Face au grand flou des retraites pour les travailleurs français de l’étranger, la Cour des comptes fait part de ses inquiétudes à Olivier Véran, ministre des Solidarités et de la Santé. Dans un référé du 11 mars dernier, la Cour a procédé à une enquête sur la coordination internationale en matière de retraites obligatoires. Les travailleurs ayant eu des carrières dans plusieurs pays se retrouvent pénalisés et ne bénéficient pas systématiquement d’une pension à taux plein.
Des accords bilatéraux avec 70 pays
Le traitement est censé être équitable entre les personnes ayant travaillé à l’étranger et celles ayant effectué l’ensemble de leur carrière en France. Normalement, une coordination internationale est mise en place afin d’harmoniser les règles selon les pays. La France a signé des accords bilatéraux avec les pays de l’Union européenne, de l’espace économique européen ou encore la Suisse. Si l’on ajoute à cela les accords hors de l’Europe, il y a près de 70 États qui sont concernés par ces accords sur la retraite obligatoire.
Une opacité des chiffres
Pourtant, cette coordination internationale semble manquer d’efficacité. La Cour des comptes dénonce le manque de transparence de cette coopération entre Etats. En effet, il est extrêmement difficile de vérifier si les salariés à la carrière internationale bénéficient de l’ensemble de leurs droits en matière de pension. D’après le Centre des Liaisons Européennes et Internationales de Sécurité Sociale (CLEISS), le non-recours à ces droits est très fréquent chez les expatriés.

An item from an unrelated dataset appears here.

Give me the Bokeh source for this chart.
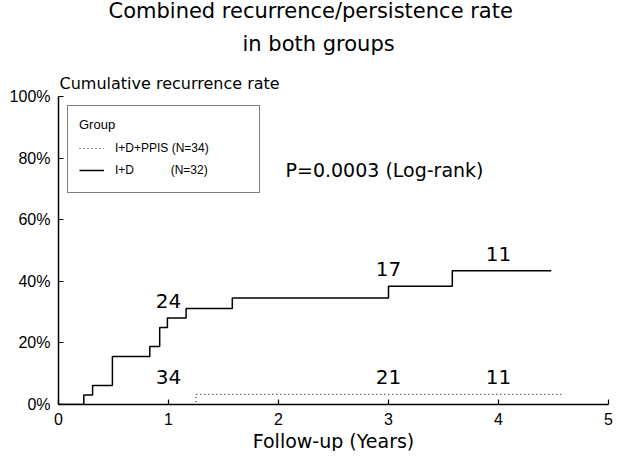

Des disparités de traitement
Les différents systèmes de retraite et le manque de coordination ont pour conséquence un traitement inégalitaire entre les carrières internationales et françaises. Cela touche particulièrement trois types de profils.
- Les travailleurs indépendants, qui sont trop souvent évincés des accords bilatéraux. La Cour des comptes révèle qu’ils ne sont concernés que par 13 accords bilatéraux sur les 38 existants.
- Les expatriés qui ont fait carrière dans plusieurs pays (dont au moins un n’a pas signé d’accord) ne peuvent pas totaliser l’ensemble de leurs trimestres de cotisation.
- Concernant le cumul emploi-retraite, les expatriés peuvent additionner leurs droits si ils reprennent une activité à l’étranger. Ce n’est pas le cas si ils poursuivent leur emploi en France.
Les préconisations de la Cour
La Cour des comptes recommande tout d’abord de rassembler des données chiffrées. L’objectif est de vérifier que les assurés ayant effectué une partie de leur carrière à l’étranger bénéficient de leurs droits à une retraite complémentaire. Les Sages proposent ensuite de renforcer les pouvoirs du CLEISS afin de limiter le nombre d’acteurs et d’intermédiaires. Ils souhaitent également mettre en place « pour les assurés relevant de la coordination internationale résidant en France, une instruction des dossiers de retraites par des services spécialisés par pays ». Enfin, la Cour épingle la France sur des risques de contentieux avec les règles européenne. Notamment la mise en œuvre de la LURA, le régime spécial de la Mutuelle sociale agricole (MSA) et la conversion « des périodes validées à l’étranger arrondie à l’unité supérieure la plus proche ».